(What is asked): Please reproduce exactly the lines between the line holding "Write a web" and the line holding "const solverPcc = [0.568, 0.577, 0.586];", inclusive, leaving out any pictures.

## Start

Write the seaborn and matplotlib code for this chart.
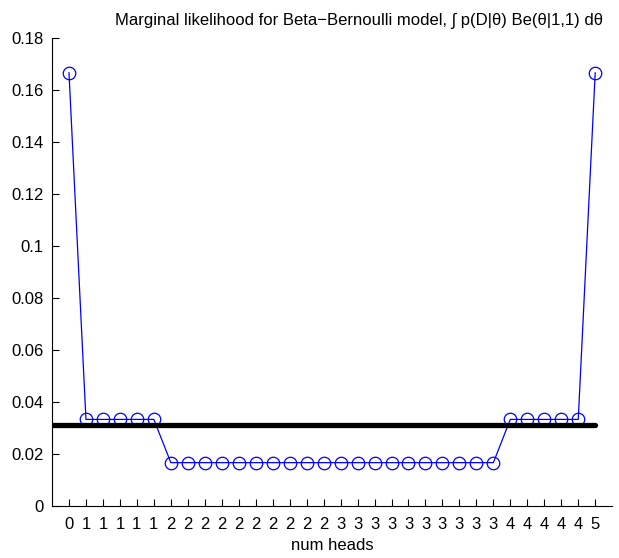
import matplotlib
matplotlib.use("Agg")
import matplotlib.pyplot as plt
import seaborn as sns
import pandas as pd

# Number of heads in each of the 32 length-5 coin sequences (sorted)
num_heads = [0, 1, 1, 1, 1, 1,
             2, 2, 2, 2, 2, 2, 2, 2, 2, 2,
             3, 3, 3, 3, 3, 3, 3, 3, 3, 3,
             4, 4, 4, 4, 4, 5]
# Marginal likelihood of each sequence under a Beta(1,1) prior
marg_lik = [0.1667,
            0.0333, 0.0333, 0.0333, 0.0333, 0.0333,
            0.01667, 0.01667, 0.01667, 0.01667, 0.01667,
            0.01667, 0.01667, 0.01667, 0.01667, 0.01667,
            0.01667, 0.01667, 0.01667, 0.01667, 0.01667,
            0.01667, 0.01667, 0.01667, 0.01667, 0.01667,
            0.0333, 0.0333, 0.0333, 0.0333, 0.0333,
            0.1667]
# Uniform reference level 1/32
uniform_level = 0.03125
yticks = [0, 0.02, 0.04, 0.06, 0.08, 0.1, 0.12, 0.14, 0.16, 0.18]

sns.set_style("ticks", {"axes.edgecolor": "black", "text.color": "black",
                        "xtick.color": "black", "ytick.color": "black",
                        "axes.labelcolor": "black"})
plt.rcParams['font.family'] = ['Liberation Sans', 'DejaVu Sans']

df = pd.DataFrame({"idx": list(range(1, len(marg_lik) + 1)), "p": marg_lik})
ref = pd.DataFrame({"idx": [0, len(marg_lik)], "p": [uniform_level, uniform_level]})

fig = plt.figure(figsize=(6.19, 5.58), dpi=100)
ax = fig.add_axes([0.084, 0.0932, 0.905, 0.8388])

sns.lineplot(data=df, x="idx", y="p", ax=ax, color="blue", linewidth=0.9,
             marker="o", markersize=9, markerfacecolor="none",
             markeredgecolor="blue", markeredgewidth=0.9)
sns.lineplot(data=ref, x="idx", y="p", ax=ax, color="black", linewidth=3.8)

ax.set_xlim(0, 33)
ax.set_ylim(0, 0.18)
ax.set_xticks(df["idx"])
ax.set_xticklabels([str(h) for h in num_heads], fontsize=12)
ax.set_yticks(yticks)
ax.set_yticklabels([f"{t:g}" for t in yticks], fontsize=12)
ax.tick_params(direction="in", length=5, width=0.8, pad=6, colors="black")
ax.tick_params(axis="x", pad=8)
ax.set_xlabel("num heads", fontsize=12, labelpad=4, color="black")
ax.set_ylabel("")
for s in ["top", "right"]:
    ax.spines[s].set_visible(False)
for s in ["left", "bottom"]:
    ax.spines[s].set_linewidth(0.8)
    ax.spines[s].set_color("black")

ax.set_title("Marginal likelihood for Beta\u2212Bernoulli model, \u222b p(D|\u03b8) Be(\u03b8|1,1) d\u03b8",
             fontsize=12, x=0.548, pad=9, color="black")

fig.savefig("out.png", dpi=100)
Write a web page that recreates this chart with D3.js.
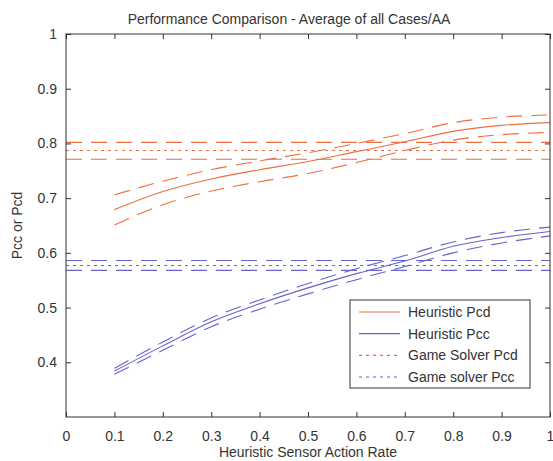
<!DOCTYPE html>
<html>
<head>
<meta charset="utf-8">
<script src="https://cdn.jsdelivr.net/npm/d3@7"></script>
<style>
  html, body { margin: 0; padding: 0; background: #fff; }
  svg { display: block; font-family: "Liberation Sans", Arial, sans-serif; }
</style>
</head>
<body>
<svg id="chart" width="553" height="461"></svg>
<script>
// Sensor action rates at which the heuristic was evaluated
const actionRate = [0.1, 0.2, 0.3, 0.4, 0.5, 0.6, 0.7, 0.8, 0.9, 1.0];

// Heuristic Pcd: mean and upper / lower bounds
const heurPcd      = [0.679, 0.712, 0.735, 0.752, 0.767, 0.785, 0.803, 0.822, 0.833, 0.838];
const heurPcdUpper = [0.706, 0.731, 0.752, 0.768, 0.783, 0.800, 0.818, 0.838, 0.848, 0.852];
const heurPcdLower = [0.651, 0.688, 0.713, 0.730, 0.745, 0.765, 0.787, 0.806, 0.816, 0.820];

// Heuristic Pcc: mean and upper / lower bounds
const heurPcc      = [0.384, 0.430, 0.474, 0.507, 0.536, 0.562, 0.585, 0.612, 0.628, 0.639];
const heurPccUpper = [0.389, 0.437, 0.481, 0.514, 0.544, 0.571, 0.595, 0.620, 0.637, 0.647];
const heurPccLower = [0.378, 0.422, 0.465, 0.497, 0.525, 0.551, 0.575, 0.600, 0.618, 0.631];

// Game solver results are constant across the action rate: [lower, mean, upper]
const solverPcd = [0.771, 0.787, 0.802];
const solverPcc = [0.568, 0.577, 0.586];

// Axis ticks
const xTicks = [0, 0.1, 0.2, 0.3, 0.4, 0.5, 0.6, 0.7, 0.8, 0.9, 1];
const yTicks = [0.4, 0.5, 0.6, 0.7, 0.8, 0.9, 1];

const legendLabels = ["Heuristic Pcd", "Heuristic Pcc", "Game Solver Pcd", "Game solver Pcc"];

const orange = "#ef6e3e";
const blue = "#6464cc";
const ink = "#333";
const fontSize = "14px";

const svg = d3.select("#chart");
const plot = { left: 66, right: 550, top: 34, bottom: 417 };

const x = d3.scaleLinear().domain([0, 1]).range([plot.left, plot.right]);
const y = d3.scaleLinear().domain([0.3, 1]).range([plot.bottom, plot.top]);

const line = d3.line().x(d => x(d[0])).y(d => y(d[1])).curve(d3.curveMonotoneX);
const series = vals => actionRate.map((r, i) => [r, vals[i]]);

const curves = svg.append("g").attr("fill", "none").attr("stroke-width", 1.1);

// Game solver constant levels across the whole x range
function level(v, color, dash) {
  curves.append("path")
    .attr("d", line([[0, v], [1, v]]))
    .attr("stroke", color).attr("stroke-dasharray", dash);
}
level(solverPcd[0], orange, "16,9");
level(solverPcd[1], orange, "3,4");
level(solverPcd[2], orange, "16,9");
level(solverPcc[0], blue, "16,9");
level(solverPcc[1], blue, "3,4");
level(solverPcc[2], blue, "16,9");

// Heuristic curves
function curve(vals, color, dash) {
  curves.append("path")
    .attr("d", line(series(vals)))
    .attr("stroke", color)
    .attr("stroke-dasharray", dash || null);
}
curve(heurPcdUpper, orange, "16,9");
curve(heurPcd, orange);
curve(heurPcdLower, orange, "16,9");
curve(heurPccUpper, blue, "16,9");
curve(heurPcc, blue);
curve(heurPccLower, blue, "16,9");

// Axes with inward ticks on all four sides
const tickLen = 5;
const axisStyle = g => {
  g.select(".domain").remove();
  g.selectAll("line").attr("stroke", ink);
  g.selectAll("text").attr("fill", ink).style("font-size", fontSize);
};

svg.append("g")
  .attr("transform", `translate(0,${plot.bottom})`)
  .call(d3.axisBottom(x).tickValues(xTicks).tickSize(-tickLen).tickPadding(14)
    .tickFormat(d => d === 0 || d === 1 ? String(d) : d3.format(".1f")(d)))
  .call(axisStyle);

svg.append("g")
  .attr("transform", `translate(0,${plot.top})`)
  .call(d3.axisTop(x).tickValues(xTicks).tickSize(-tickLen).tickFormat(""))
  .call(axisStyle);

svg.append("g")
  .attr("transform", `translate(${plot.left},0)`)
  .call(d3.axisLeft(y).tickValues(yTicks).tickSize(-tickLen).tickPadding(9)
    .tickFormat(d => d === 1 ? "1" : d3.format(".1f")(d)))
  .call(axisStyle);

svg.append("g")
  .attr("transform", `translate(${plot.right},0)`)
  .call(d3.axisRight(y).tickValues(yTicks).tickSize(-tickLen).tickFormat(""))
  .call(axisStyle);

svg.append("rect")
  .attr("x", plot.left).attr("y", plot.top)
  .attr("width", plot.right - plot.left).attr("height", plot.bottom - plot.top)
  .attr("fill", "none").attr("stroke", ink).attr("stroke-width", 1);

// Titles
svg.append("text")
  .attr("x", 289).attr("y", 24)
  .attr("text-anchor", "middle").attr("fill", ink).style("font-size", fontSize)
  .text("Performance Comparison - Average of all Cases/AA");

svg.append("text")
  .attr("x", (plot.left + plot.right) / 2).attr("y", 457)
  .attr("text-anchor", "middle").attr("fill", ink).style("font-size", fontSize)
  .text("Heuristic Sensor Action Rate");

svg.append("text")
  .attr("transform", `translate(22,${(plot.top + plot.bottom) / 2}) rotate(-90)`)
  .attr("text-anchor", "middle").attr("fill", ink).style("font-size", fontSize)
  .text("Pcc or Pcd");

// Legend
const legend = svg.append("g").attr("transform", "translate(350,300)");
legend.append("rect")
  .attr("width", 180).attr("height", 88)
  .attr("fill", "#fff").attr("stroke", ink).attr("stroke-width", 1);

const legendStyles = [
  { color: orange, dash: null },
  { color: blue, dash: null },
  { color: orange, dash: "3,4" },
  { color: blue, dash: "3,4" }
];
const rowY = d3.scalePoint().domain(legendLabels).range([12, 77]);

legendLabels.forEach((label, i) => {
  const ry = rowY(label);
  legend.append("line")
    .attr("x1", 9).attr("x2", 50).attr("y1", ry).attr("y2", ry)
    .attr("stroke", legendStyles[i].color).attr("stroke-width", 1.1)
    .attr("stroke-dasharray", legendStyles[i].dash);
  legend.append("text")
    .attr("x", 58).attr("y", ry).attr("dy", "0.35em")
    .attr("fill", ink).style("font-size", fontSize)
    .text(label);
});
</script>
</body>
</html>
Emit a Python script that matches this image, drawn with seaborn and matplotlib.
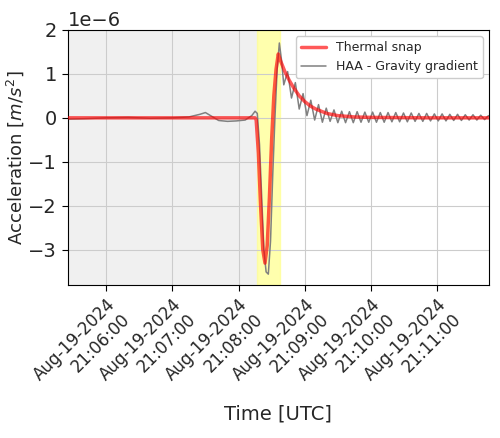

## End

(Exercise answer):
Write a web page that recreates this chart with D3.js.
<!DOCTYPE html>
<html>
<head>
<meta charset="utf-8">
<script src="https://cdn.jsdelivr.net/npm/d3@7"></script>
<style>
  html, body { margin: 0; padding: 0; background: #fff; }
  svg { display: block; font-family: "Liberation Sans", Arial, sans-serif; }
</style>
</head>
<body>
<svg id="chart" width="553" height="461"></svg>
<script>
// Sensor action rates at which the heuristic was evaluated
const actionRate = [0.1, 0.2, 0.3, 0.4, 0.5, 0.6, 0.7, 0.8, 0.9, 1.0];

// Heuristic Pcd: mean and upper / lower bounds
const heurPcd      = [0.679, 0.712, 0.735, 0.752, 0.767, 0.785, 0.803, 0.822, 0.833, 0.838];
const heurPcdUpper = [0.706, 0.731, 0.752, 0.768, 0.783, 0.800, 0.818, 0.838, 0.848, 0.852];
const heurPcdLower = [0.651, 0.688, 0.713, 0.730, 0.745, 0.765, 0.787, 0.806, 0.816, 0.820];

// Heuristic Pcc: mean and upper / lower bounds
const heurPcc      = [0.384, 0.430, 0.474, 0.507, 0.536, 0.562, 0.585, 0.612, 0.628, 0.639];
const heurPccUpper = [0.389, 0.437, 0.481, 0.514, 0.544, 0.571, 0.595, 0.620, 0.637, 0.647];
const heurPccLower = [0.378, 0.422, 0.465, 0.497, 0.525, 0.551, 0.575, 0.600, 0.618, 0.631];

// Game solver results are constant across the action rate: [lower, mean, upper]
const solverPcd = [0.771, 0.787, 0.802];
const solverPcc = [0.568, 0.577, 0.586];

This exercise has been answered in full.